AVC: What are some of the West Coast-style pop records that you guys really admire or that have influenced you?
GM: One album Eric always references is So Much For The City by The Thrills. They’re from Ireland, but it’s a total love album to California.
EH: It’s a great album. They’re all from Ireland, but they grew up listening to West Coast pop the same way we did. It’s an outsider’s take on it, and they’re emulating bands from yesteryear.
GM: I love Phantom Planet. The Hush Sound shared a tour bus with them for three months, and we played 84 shows together. They’re great melodically, and great live. I also really like Jenny Lewis in all of her reincarnations.

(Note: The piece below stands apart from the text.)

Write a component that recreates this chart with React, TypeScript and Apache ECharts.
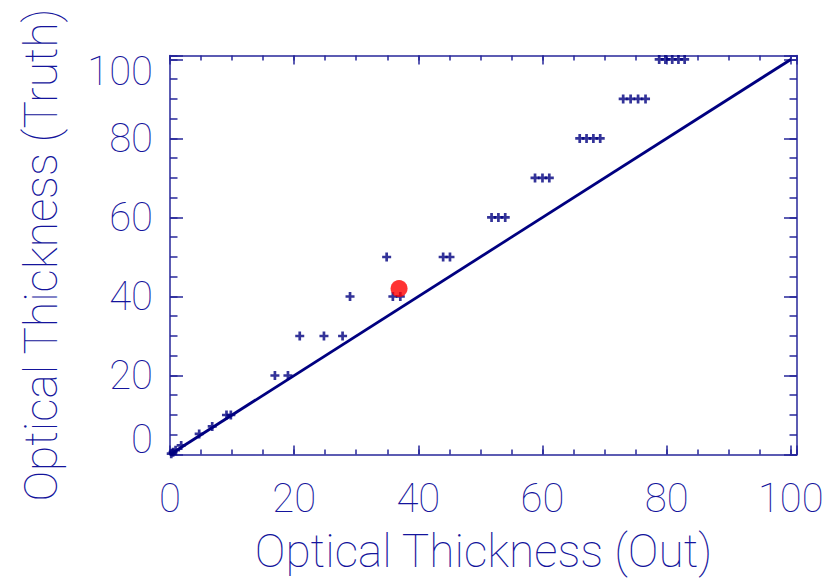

EH: When we did this last West Coast tour, I went to the library and got this gigantic The Mamas And The Papas box set. That’s a great example, to me, of L.A. in the ’60s. For us, that band is really good to listen to, too, because there are both male and female vocals, like us. I like that band Love a lot. They’re one of the most underrated bands of the ’60s, in my mind. People don’t talk about them as much as they should, and they’re a great example of what was happening on the West Coast then. They were spearheading the pop scene!
GM: The Beach Boys are a given too.
AVC: Is it true that you picked your band name by drawing words out of a hat? Do you think you’ll ever regret that?
GM: I was with a bunch of friends doing demos in Santa Fe, N.M., and we were just pulling adjectives, nouns, verbs, whatever. Gold Motel was the first one that sounded good and didn’t have a disgusting amount of potty humor in it.
AVC: What was one that did?
GM: The one I always remember is “Fart Bucket.” You know, Eric and I talk about this a lot, like how a band name eventually disappears. Like, when you think of The White Stripes, you think of their collective sound, look, artwork—and not their name. Gold Motel is a good name for a lot of reasons, I think, and hopefully eventually it will disappear, and people will just think about us as a band. I mean, when you say The Beatles, people don’t think about beetles.